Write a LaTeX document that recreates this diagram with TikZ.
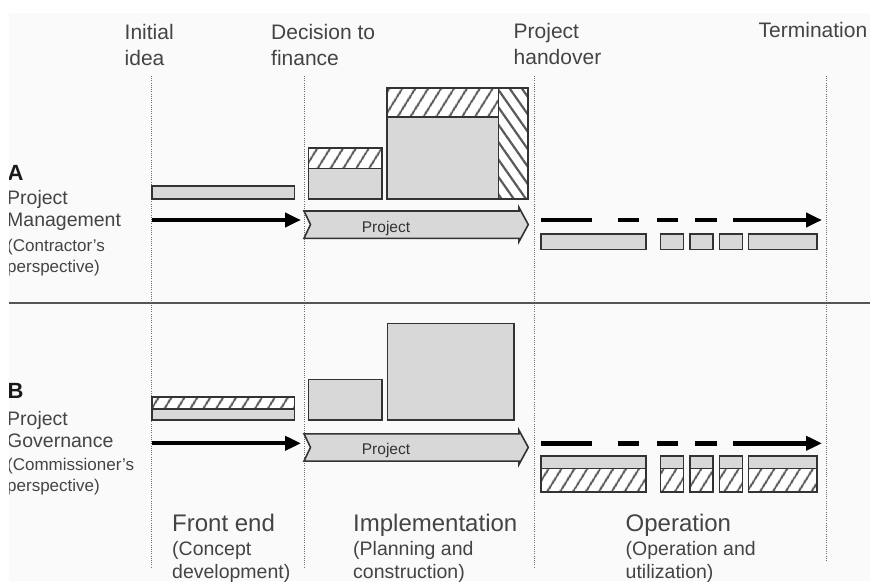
\documentclass[tikz,border=0pt]{standalone}
\usepackage{fontspec}
\setmainfont{Liberation Sans}
\usetikzlibrary{arrows.meta,patterns.meta}

\definecolor{bg}{HTML}{FAFAFA}
\definecolor{boxfill}{HTML}{D8D8D8}
\definecolor{edge}{HTML}{333333}
\definecolor{txt}{HTML}{444444}
\definecolor{hatchc}{HTML}{5A5A5A}
\definecolor{guide}{HTML}{6E6E6E}
\definecolor{rule}{HTML}{555555}

\tikzset{
  box/.style={draw=edge, line width=1.6pt, fill=boxfill},
  hatchbox/.style={draw=edge, line width=1.6pt, fill=white,
    postaction={pattern={Lines[angle=58,distance=10.5pt,line width=2.2pt]}, pattern color=hatchc},
    postaction={draw=edge, line width=1.6pt}},
  hatchback/.style={draw=edge, line width=1.6pt, fill=white,
    postaction={pattern={Lines[angle=-55,distance=10pt,line width=2.2pt]}, pattern color=hatchc},
    postaction={draw=edge, line width=1.6pt}},
  guideline/.style={guide, line width=0.9pt, dash pattern=on 1pt off 1.2pt},
  flow/.style={line width=4.3pt, -{Triangle[length=16pt,width=14pt]}},
  dashseg/.style={line width=4.5pt},
  toplab/.style={anchor=base west, inner sep=0pt, text=txt, font=\fontsize{21}{25}\selectfont},
  sidehead/.style={anchor=base west, inner sep=0pt, text=black!90, font=\fontsize{22}{26}\selectfont\bfseries},
  sidelab/.style={anchor=base west, inner sep=0pt, text=txt, font=\fontsize{19.5}{23}\selectfont},
  sidesub/.style={anchor=base west, inner sep=0pt, text=txt, font=\fontsize{17}{20}\selectfont},
  phase/.style={anchor=base west, inner sep=0pt, text=txt, font=\fontsize{24}{28}\selectfont},
  phasesub/.style={anchor=base west, inner sep=0pt, text=txt, font=\fontsize{19.5}{23}\selectfont},
  chevron/.pic={
    \draw[box] (0,0) -- (215,0) -- (215,-3.5) -- (224.3,13.6) -- (215,30.6)
      -- (215,27.3) -- (0,27.3) -- (6.5,13.6) -- cycle;
    \node[anchor=base, inner sep=0pt, text=edge, font=\fontsize{15.5}{18}\selectfont]
      (-label) at (82,21) {Project};
  }
}

\begin{document}
\begin{tikzpicture}[x=1pt,y=-1pt]
\useasboundingbox (0,0) rectangle (870,581);
\fill[white] (0,0) rectangle (870,581);
\fill[bg] (9,13) rectangle (870,581);

\begin{scope}
\clip (9,13) rectangle (870,581);

% milestone guides
\draw[guideline] (151.7,76) -- (151.7,568);
\draw[guideline] (304,76) -- (304,568);
\draw[guideline] (534,76) -- (534,568);
\draw[guideline] (826.7,76) -- (826.7,561);

% separator between the two perspectives
\draw[rule, line width=2pt] (9,302.7) -- (870,302.7);

% milestone labels
\node[toplab] (init1) at (124.5,39) {Initial};
\node[toplab] (init2) at (124.5,65) {idea};
\node[toplab] (dec1) at (271,39) {Decision to};
\node[toplab] (dec2) at (271,65) {finance};
\node[toplab] (hand1) at (513.5,38) {Project};
\node[toplab] (hand2) at (513.5,64) {handover};
\node[toplab] (term) at (758.5,37) {Termination};

% ---------- A: project management ----------
\node[sidehead] (aHead) at (7.5,180) {A};
\node[sidelab] (aL1) at (7,204) {Project};
\node[sidelab] (aL2) at (7,226) {Management};
\node[sidesub] (aL3) at (7,251) {(Contractor's};
\node[sidesub] (aL4) at (7,272) {perspective)};

\draw[box] (151.7,185.7) rectangle (294.3,199);

\draw[box] (308.3,168.3) rectangle (381.7,199);
\draw[hatchbox] (308.3,147.7) rectangle (381.7,168.3);

\draw[box] (386.7,116.7) rectangle (498.3,199);
\draw[hatchbox] (386.7,87.7) rectangle (498.3,116.7);
\draw[hatchback] (498.3,87.7) rectangle (527.7,199);

\coordinate (aFlowS) at (151.7,220);
\coordinate (aFlowE) at (301,220);
\draw[flow] (aFlowS) -- (aFlowE);
\pic (chA) at (304,211) {chevron};

\foreach \s/\e in {541/591.7, 617.7/639, 656.7/678.3, 695/716.7}
  \draw[dashseg] (\s,220) -- (\e,220);
\coordinate (aOpS) at (733.3,220);
\coordinate (aOpE) at (822,220);
\draw[flow, line width=4.5pt] (aOpS) -- (aOpE);

\foreach \s/\e in {541/645.7, 660.3/683.3, 690/712.7, 719.3/742.3, 748.3/816.7}
  \draw[box] (\s,234) rectangle (\e,249.3);

% ---------- B: project governance ----------
\node[sidehead] (bHead) at (7.5,398) {B};
\node[sidelab] (bL1) at (7,425) {Project};
\node[sidelab] (bL2) at (7,447) {Governance};
\node[sidesub] (bL3) at (7,470) {(Commissioner's};
\node[sidesub] (bL4) at (7,491) {perspective)};

\draw[box] (151.7,409) rectangle (294.3,420);
\draw[hatchbox] (151.7,396.7) rectangle (294.3,409);

\draw[box] (308.3,379.3) rectangle (381.7,420);
\draw[box] (387.3,323.3) rectangle (514,420);

\coordinate (bFlowS) at (151.7,443.3);
\coordinate (bFlowE) at (301,443.3);
\draw[flow] (bFlowS) -- (bFlowE);
\pic (chB) at (304,433.8) {chevron};

\foreach \s/\e in {541/591.7, 617.7/639, 656.7/678.3, 695/716.7}
  \draw[dashseg] (\s,443.3) -- (\e,443.3);
\coordinate (bOpS) at (733.3,443.3);
\coordinate (bOpE) at (822,443.3);
\draw[flow, line width=4.5pt] (bOpS) -- (bOpE);

\foreach \s/\e in {541/645.7, 660.3/683.3, 690/712.7, 719.3/742.3, 748.3/816.7}{
  \draw[box] (\s,455.7) rectangle (\e,468.3);
  \draw[hatchbox] (\s,468.3) rectangle (\e,491.7);
}

% phase labels
\node[phase] (fe1) at (172,531) {Front end};
\node[phasesub] (fe2) at (172,555) {(Concept};
\node[phasesub] (fe3) at (172,578) {development)};
\node[phase] (im1) at (353,531) {Implementation};
\node[phasesub] (im2) at (353,555) {(Planning and};
\node[phasesub] (im3) at (353,578) {construction)};
\node[phase] (op1) at (625.5,531) {Operation};
\node[phasesub] (op2) at (625.5,555) {(Operation and};
\node[phasesub] (op3) at (625.5,578) {utilization)};
\end{scope}
\end{tikzpicture}
\end{document}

========================================

▶ _What you need to do_: Transcribe all the lines above exactly, apart from the pictures.

▶ _Expected output_:
Write a LaTeX document that recreates this diagram with TikZ.
\documentclass[tikz,border=0pt]{standalone}
\usepackage{fontspec}
\setmainfont{Liberation Sans}
\usetikzlibrary{arrows.meta,patterns.meta}

\definecolor{bg}{HTML}{FAFAFA}
\definecolor{boxfill}{HTML}{D8D8D8}
\definecolor{edge}{HTML}{333333}
\definecolor{txt}{HTML}{444444}
\definecolor{hatchc}{HTML}{5A5A5A}
\definecolor{guide}{HTML}{6E6E6E}
\definecolor{rule}{HTML}{555555}

\tikzset{
  box/.style={draw=edge, line width=1.6pt, fill=boxfill},
  hatchbox/.style={draw=edge, line width=1.6pt, fill=white,
    postaction={pattern={Lines[angle=58,distance=10.5pt,line width=2.2pt]}, pattern color=hatchc},
    postaction={draw=edge, line width=1.6pt}},
  hatchback/.style={draw=edge, line width=1.6pt, fill=white,
    postaction={pattern={Lines[angle=-55,distance=10pt,line width=2.2pt]}, pattern color=hatchc},
    postaction={draw=edge, line width=1.6pt}},
  guideline/.style={guide, line width=0.9pt, dash pattern=on 1pt off 1.2pt},
  flow/.style={line width=4.3pt, -{Triangle[length=16pt,width=14pt]}},
  dashseg/.style={line width=4.5pt},
  toplab/.style={anchor=base west, inner sep=0pt, text=txt, font=\fontsize{21}{25}\selectfont},
  sidehead/.style={anchor=base west, inner sep=0pt, text=black!90, font=\fontsize{22}{26}\selectfont\bfseries},
  sidelab/.style={anchor=base west, inner sep=0pt, text=txt, font=\fontsize{19.5}{23}\selectfont},
  sidesub/.style={anchor=base west, inner sep=0pt, text=txt, font=\fontsize{17}{20}\selectfont},
  phase/.style={anchor=base west, inner sep=0pt, text=txt, font=\fontsize{24}{28}\selectfont},
  phasesub/.style={anchor=base west, inner sep=0pt, text=txt, font=\fontsize{19.5}{23}\selectfont},
  chevron/.pic={
    \draw[box] (0,0) -- (215,0) -- (215,-3.5) -- (224.3,13.6) -- (215,30.6)
      -- (215,27.3) -- (0,27.3) -- (6.5,13.6) -- cycle;
    \node[anchor=base, inner sep=0pt, text=edge, font=\fontsize{15.5}{18}\selectfont]
      (-label) at (82,21) {Project};
  }
}

\begin{document}
\begin{tikzpicture}[x=1pt,y=-1pt]
\useasboundingbox (0,0) rectangle (870,581);
\fill[white] (0,0) rectangle (870,581);
\fill[bg] (9,13) rectangle (870,581);

\begin{scope}
\clip (9,13) rectangle (870,581);

% milestone guides
\draw[guideline] (151.7,76) -- (151.7,568);
\draw[guideline] (304,76) -- (304,568);
\draw[guideline] (534,76) -- (534,568);
\draw[guideline] (826.7,76) -- (826.7,561);

% separator between the two perspectives
\draw[rule, line width=2pt] (9,302.7) -- (870,302.7);

% milestone labels
\node[toplab] (init1) at (124.5,39) {Initial};
\node[toplab] (init2) at (124.5,65) {idea};
\node[toplab] (dec1) at (271,39) {Decision to};
\node[toplab] (dec2) at (271,65) {finance};
\node[toplab] (hand1) at (513.5,38) {Project};
\node[toplab] (hand2) at (513.5,64) {handover};
\node[toplab] (term) at (758.5,37) {Termination};

% ---------- A: project management ----------
\node[sidehead] (aHead) at (7.5,180) {A};
\node[sidelab] (aL1) at (7,204) {Project};
\node[sidelab] (aL2) at (7,226) {Management};
\node[sidesub] (aL3) at (7,251) {(Contractor's};
\node[sidesub] (aL4) at (7,272) {perspective)};

\draw[box] (151.7,185.7) rectangle (294.3,199);

\draw[box] (308.3,168.3) rectangle (381.7,199);
\draw[hatchbox] (308.3,147.7) rectangle (381.7,168.3);

\draw[box] (386.7,116.7) rectangle (498.3,199);
\draw[hatchbox] (386.7,87.7) rectangle (498.3,116.7);
\draw[hatchback] (498.3,87.7) rectangle (527.7,199);

\coordinate (aFlowS) at (151.7,220);
\coordinate (aFlowE) at (301,220);
\draw[flow] (aFlowS) -- (aFlowE);
\pic (chA) at (304,211) {chevron};

\foreach \s/\e in {541/591.7, 617.7/639, 656.7/678.3, 695/716.7}
  \draw[dashseg] (\s,220) -- (\e,220);
\coordinate (aOpS) at (733.3,220);
\coordinate (aOpE) at (822,220);
\draw[flow, line width=4.5pt] (aOpS) -- (aOpE);

\foreach \s/\e in {541/645.7, 660.3/683.3, 690/712.7, 719.3/742.3, 748.3/816.7}
  \draw[box] (\s,234) rectangle (\e,249.3);

% ---------- B: project governance ----------
\node[sidehead] (bHead) at (7.5,398) {B};
\node[sidelab] (bL1) at (7,425) {Project};
\node[sidelab] (bL2) at (7,447) {Governance};
\node[sidesub] (bL3) at (7,470) {(Commissioner's};
\node[sidesub] (bL4) at (7,491) {perspective)};

\draw[box] (151.7,409) rectangle (294.3,420);
\draw[hatchbox] (151.7,396.7) rectangle (294.3,409);

\draw[box] (308.3,379.3) rectangle (381.7,420);
\draw[box] (387.3,323.3) rectangle (514,420);

\coordinate (bFlowS) at (151.7,443.3);
\coordinate (bFlowE) at (301,443.3);
\draw[flow] (bFlowS) -- (bFlowE);
\pic (chB) at (304,433.8) {chevron};

\foreach \s/\e in {541/591.7, 617.7/639, 656.7/678.3, 695/716.7}
  \draw[dashseg] (\s,443.3) -- (\e,443.3);
\coordinate (bOpS) at (733.3,443.3);
\coordinate (bOpE) at (822,443.3);
\draw[flow, line width=4.5pt] (bOpS) -- (bOpE);

\foreach \s/\e in {541/645.7, 660.3/683.3, 690/712.7, 719.3/742.3, 748.3/816.7}{
  \draw[box] (\s,455.7) rectangle (\e,468.3);
  \draw[hatchbox] (\s,468.3) rectangle (\e,491.7);
}

% phase labels
\node[phase] (fe1) at (172,531) {Front end};
\node[phasesub] (fe2) at (172,555) {(Concept};
\node[phasesub] (fe3) at (172,578) {development)};
\node[phase] (im1) at (353,531) {Implementation};
\node[phasesub] (im2) at (353,555) {(Planning and};
\node[phasesub] (im3) at (353,578) {construction)};
\node[phase] (op1) at (625.5,531) {Operation};
\node[phasesub] (op2) at (625.5,555) {(Operation and};
\node[phasesub] (op3) at (625.5,578) {utilization)};
\end{scope}
\end{tikzpicture}
\end{document}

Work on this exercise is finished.